US coffee futures rose more than 4.0 percent to a three-month high on Tuesday, buoyed by fund buying, bullish technical signals and lingering worries about supply tightness, market sources said.
The New York Board of Trade's active arabica contract for December delivery settled up 4.90 cents at $1.0785 a lb., the loftiest level for the contract since August 12, when it ended at $1.0955.
Earlier in the session, the contract peaked at $1.08.
"We saw some spec buying, and we hit some fund buying when we got above $1.05," said Boyd Cruel, senior softs analyst at Alaron Trading.
Stop-loss buy orders were elected once the contract broke above $1.0670, a double top set earlier in the month, he said.
Among other arabica futures, March likewise climbed 4.90 cents to end at $1.1165 a lb. and more distant deliveries gained 4.80 to 5.45 cents.
Front-month arabicas have risen 12.5 percent from last week's bottom trade of 96 cents a lb., fuelled mainly by reports of crop losses and delays in new coffee harvests in Central America and southern Mexico following recent hurricanes.
Traders and analysts expect crop damage in the Americas to total between 1 and 2 percent of an estimated 108 million 60-kg bags of 2005/06 world coffee output. Meanwhile, producers in top coffee grower Brazil have been reluctant to sell because of a currency disadvantage between the value of the dollar and the real.
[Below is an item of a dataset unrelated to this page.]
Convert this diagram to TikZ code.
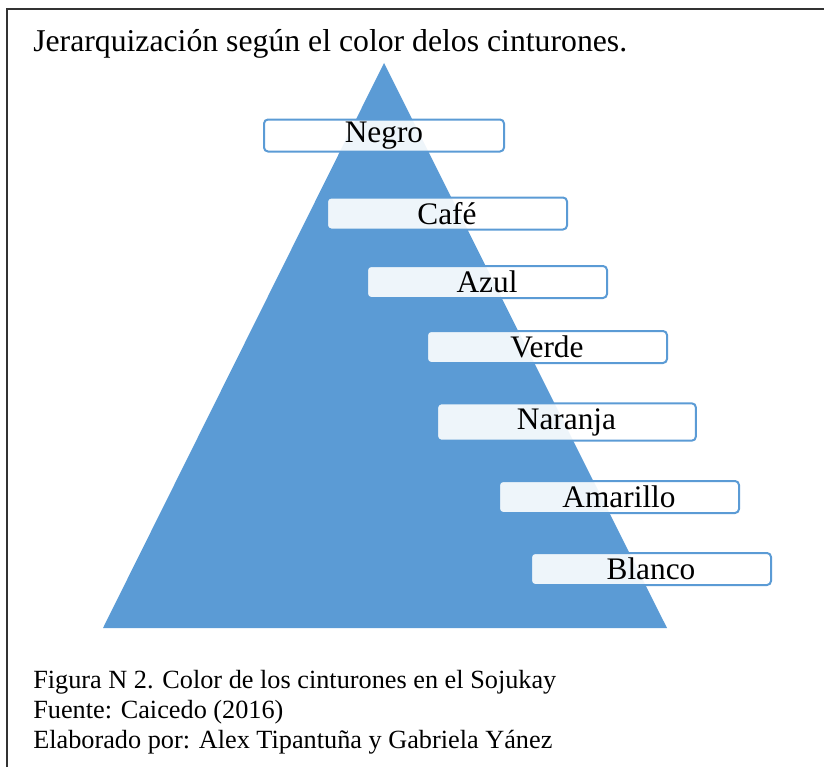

Brazil's real has rallied more than 20 percent since the start of the year, despite numerous
interventions by Brazil's central bank to bolster foreign reserves and, indirectly, weaken the Brazilian currency.
"There is very little selling coming out of Brazil. We saw some today, but not anything notable," a trader said, pegging psychological resistance in NYBOT's December arabica at $1.10.